Joel: You're never manipulating the routing table, you're manipulating a part of it. If only operations are create/delete... For routes, you may manipulate all of a route or sometimes properties of a route. Primitive is the bottom level.  I'm not prepared to assert that these 7 are the only thing we're going to use.
Sue: The reason why we intiially went with the rib-info model was that we agreed these were components of route tables/components that are dynamic and want to be manipulated in a particular way.  The route is in the info model right now.  One thing that would be interesting, we'd like to see what's different between rib-info model vs. yours.  Nexthop recursion is coming out as a thing to work on.
Dean: REad updated ribinfo model.  want me to compare ribinfo vs. Lada's rtg-cfg model?
Sue: yes.
Dean: Similar. No major differences.
Sue: differences is more status.  nexthop recursion in i2rs is not going to be in rtg-cfg model.  Could encourage Lada to examine it.  If it's the same, why are we doing ours?
Jeff: When you are closer to the hardware, and you are working at an abstract level over hardware. If start-up a router, you start up a routing instance and a route.  This is a sequence of actions that occur at a lower level. If you start at a routing config model, you may just say create the routing instance.  At what level of models should this occur? There are fate sharing at different levels. The answer may well be that a higher level model may not be required 
Dean: Jeff you gave a clear explanation. 
Sue: To answer alia's point: the ribinfo and the yang model that goes with it has been baking for a long time.  Lots of WG input.

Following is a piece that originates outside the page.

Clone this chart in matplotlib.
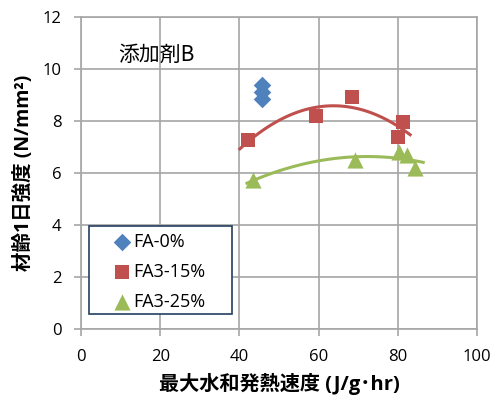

Time to look at implementation impacts.  Hopefully coming to a conclusion perhaps by March.  This work from Dean needs to move to that level of detail soon, if we're to consider it.  Want to see that concluding by march.
1. Existing rib model
2. Dean's
3. both.  
Excited by the work, but needs to proceed at same pace.
Dean: Agreed.
Alia: Agreed about the pacing.
Sue: Please do this on the 19th.  Rendezvous of the 25th for review.  1 week to review.  March 5 to discuss.